start GIVEN INFORMATION

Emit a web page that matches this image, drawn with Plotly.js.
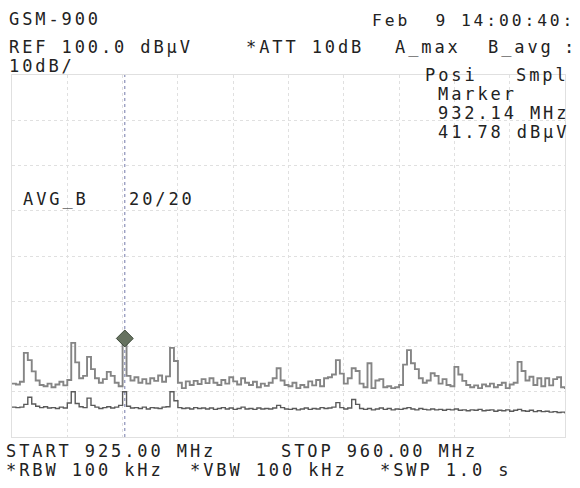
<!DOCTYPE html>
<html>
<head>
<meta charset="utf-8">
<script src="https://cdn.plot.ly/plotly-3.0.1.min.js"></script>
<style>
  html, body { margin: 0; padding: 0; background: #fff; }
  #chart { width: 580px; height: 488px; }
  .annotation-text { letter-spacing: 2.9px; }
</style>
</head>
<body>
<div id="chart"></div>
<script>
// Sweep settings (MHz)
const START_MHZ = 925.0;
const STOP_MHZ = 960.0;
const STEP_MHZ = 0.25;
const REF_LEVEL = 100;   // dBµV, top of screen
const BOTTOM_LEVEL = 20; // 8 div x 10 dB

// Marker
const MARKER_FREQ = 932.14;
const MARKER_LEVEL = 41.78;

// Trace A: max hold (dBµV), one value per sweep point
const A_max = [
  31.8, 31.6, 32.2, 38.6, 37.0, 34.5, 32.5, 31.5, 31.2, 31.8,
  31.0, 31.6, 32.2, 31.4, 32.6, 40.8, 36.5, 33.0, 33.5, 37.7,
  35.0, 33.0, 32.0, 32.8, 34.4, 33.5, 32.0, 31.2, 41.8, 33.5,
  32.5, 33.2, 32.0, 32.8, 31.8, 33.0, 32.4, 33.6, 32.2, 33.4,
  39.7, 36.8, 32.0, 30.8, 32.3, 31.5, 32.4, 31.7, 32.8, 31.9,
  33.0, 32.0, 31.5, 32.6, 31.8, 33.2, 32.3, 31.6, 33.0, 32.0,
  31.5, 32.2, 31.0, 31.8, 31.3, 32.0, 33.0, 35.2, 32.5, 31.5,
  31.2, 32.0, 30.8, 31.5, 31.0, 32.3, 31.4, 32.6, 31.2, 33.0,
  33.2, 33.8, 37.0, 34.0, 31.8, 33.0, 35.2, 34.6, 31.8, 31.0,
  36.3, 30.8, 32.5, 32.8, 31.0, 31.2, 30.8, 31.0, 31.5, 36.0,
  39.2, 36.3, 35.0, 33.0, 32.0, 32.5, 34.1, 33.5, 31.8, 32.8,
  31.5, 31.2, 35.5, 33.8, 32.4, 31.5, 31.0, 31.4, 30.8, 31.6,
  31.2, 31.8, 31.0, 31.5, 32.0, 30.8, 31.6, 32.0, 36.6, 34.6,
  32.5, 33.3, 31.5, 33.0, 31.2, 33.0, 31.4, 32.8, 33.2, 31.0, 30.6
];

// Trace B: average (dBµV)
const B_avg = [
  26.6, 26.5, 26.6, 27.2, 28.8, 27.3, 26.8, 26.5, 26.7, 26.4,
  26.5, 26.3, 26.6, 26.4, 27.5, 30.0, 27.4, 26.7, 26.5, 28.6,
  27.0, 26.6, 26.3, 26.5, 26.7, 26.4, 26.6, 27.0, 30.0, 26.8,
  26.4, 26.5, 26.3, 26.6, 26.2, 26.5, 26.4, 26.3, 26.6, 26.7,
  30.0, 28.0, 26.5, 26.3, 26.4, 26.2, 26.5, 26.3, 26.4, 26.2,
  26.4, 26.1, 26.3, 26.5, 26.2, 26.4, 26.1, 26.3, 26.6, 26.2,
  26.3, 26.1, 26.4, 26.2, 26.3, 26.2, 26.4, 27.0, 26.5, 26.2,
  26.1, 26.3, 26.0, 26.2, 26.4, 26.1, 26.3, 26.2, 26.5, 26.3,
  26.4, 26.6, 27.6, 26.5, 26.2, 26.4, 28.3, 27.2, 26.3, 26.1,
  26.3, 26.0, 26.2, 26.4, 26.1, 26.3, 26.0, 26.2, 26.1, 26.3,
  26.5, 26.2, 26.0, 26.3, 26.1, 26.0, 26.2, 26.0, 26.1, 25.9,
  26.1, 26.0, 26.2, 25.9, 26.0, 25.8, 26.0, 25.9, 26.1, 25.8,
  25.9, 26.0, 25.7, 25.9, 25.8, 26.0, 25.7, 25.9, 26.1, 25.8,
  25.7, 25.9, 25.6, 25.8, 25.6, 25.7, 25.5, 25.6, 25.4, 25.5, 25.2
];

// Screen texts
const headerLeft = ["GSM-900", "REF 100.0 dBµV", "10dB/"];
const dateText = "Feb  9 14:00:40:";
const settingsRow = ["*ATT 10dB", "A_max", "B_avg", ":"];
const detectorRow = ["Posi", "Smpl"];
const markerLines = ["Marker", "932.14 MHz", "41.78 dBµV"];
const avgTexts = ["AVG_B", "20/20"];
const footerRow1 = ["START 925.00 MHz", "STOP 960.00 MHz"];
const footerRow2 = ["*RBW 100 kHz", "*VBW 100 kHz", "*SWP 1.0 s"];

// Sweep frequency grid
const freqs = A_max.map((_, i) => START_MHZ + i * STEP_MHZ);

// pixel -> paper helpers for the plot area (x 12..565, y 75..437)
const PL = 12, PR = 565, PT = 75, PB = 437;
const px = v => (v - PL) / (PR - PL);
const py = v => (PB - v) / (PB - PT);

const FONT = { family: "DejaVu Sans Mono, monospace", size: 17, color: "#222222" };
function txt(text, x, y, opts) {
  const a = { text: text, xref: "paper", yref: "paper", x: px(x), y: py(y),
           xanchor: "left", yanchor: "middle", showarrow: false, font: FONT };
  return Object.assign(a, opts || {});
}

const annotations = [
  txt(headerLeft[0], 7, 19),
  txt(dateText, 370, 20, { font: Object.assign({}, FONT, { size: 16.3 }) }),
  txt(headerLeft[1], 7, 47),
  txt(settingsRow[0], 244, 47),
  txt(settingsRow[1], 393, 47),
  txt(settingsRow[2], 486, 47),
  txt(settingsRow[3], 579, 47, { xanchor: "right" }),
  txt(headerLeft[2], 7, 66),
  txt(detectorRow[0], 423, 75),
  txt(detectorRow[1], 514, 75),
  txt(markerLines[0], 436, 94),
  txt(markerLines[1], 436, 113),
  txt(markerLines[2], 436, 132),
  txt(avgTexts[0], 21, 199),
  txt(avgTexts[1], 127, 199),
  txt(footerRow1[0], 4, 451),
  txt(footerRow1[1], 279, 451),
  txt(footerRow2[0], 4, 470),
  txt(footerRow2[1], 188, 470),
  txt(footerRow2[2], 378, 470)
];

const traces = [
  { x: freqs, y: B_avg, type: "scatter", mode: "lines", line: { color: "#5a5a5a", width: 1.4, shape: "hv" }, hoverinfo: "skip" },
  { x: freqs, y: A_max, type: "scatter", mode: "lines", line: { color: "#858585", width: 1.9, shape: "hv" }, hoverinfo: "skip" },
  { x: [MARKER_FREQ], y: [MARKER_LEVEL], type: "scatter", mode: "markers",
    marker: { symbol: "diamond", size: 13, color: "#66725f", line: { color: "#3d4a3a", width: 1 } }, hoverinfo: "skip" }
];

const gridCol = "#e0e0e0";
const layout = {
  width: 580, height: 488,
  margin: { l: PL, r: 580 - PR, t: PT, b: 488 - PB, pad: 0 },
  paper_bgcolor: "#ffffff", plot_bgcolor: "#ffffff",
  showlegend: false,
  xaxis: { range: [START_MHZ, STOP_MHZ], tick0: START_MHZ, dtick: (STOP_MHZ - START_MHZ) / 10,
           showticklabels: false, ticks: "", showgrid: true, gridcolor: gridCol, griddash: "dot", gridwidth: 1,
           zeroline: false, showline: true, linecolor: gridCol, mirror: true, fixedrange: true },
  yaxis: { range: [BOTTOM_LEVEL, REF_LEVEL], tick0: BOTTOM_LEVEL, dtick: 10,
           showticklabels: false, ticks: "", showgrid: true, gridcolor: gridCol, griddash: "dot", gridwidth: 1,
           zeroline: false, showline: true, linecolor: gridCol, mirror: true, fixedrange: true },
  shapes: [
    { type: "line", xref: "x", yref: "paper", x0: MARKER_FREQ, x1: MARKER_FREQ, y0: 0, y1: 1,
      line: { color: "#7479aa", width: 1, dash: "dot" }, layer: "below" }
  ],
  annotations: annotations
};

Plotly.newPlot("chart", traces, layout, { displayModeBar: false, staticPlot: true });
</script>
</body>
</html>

end GIVEN INFORMATION

REQUIRED WORK:
Write out the lines from the start of the material to the line with "const MARKER_LEVEL = 41.78;", inclusive and exactly. Skip the pictures.

RESULT OF THIS EXERCISE:
Emit a web page that matches this image, drawn with Plotly.js.
<!DOCTYPE html>
<html>
<head>
<meta charset="utf-8">
<script src="https://cdn.plot.ly/plotly-3.0.1.min.js"></script>
<style>
  html, body { margin: 0; padding: 0; background: #fff; }
  #chart { width: 580px; height: 488px; }
  .annotation-text { letter-spacing: 2.9px; }
</style>
</head>
<body>
<div id="chart"></div>
<script>
// Sweep settings (MHz)
const START_MHZ = 925.0;
const STOP_MHZ = 960.0;
const STEP_MHZ = 0.25;
const REF_LEVEL = 100;   // dBµV, top of screen
const BOTTOM_LEVEL = 20; // 8 div x 10 dB

// Marker
const MARKER_FREQ = 932.14;
const MARKER_LEVEL = 41.78;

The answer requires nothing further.